社会インフラ市場のグローバル化が進み、日立や東芝などが注目されますが、インフラ・プロジェクトには長期間かつ多額のコミットメントが必要となります。その間に調達コストや運営コストが大幅に変動することがあります。競合に打ち勝って受注できても、採算割れに陥ってしまうケースも多々あると思います。失注したことの意味を吟味しておく必要があると思います。将来の様々なシミュレーションを実施した上で適切な価格提示で失注するケースが否かを考える必要があります。しかし、日立も東芝も財務体質が磐石とはいえない状況です。東芝がビル・ゲーツと共同開発に踏み切ることも東芝とIHIの原発機器の共同生産も一種の金融イノベーションの活用例でしょう。成功したとき失敗したときなどの権利規定など工夫があるはずです。

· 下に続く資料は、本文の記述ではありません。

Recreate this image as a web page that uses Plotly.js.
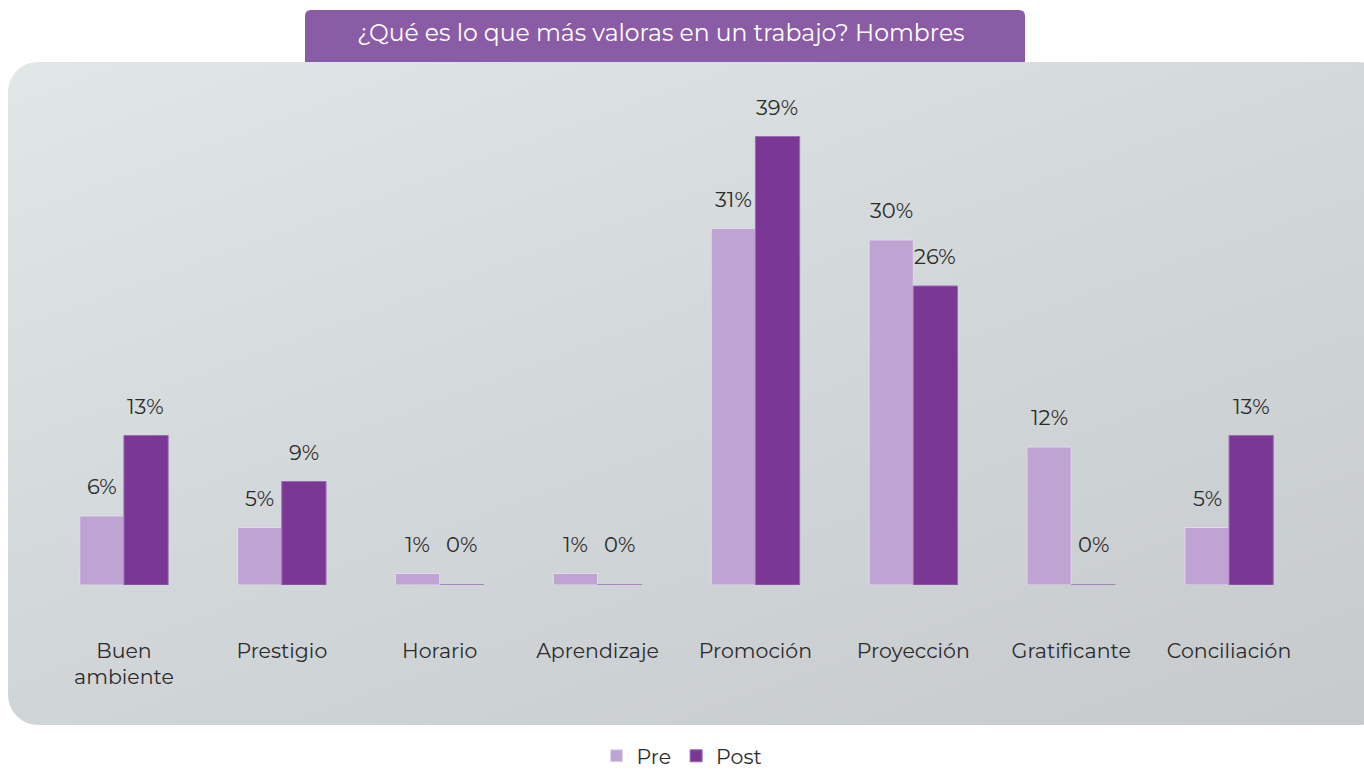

日本を含む先進国の多くは社会インフラのリノベーションの時期に来ています。新興国の社会インフラ・ニーズはますます高まっています。19世紀が蒸気と鉄道の時代だとすると、20世紀は自動車と電気とITの時代ですし、21世紀は、太陽エネルギー・原子力とICT活用型の社会インフラとそのインフラを活用する多様なサービスの時代と考えるべきかもしれません。
21世紀をこう捉えると、大規模資金を必要とするプレイヤーと、金銭的資本ではなく様々なアイデアや技能を含む人的資本を集約する比較的小規模なプレイヤーとが混在する経済構造を想定するべきなのかもしません。大規模資本プレイヤーには公開株式会社という形態が適していると思いますが、人的資本を集約する企業形態は必ずしも株式会社である必要はないでしょう。しかし、だからといって、そうした人的資本集約型企業にはリスク・キャピタルや透明性が必要ないわけではありません。むしろ、そうした企業のサービス内容やビジネス・モデルが公開されると、一定の規模のリスク・キャピタルが提供され、更なるビジネス・イノベーションが促されることになると考えれます。公開に伴う金銭的インセンティブも多様なサービス創造につながります。こうした株式会社一辺倒の時代(といっても19世紀半ば以降の150年間程度)から企業形態多様化時代にシフトし始めているかもしれません。非株式会社企業形態の活用を社会としてどれだけ出来るかも、各国・各社会の経済上の競争力の決定要素になりつつあるように感じます。
普天間基地問題や選挙もあるでしょうか、日本の成長ビジョンを早期に策定しなければならないと思います。日本には相当のポテンシャルがあると考えていますが、このままではジリ貧です。政治と経済は別という時代は終わっています。政治の貧困が経済の貧困に直結しているのです。最近の円安は、その兆候に呼応しているのかもしれません。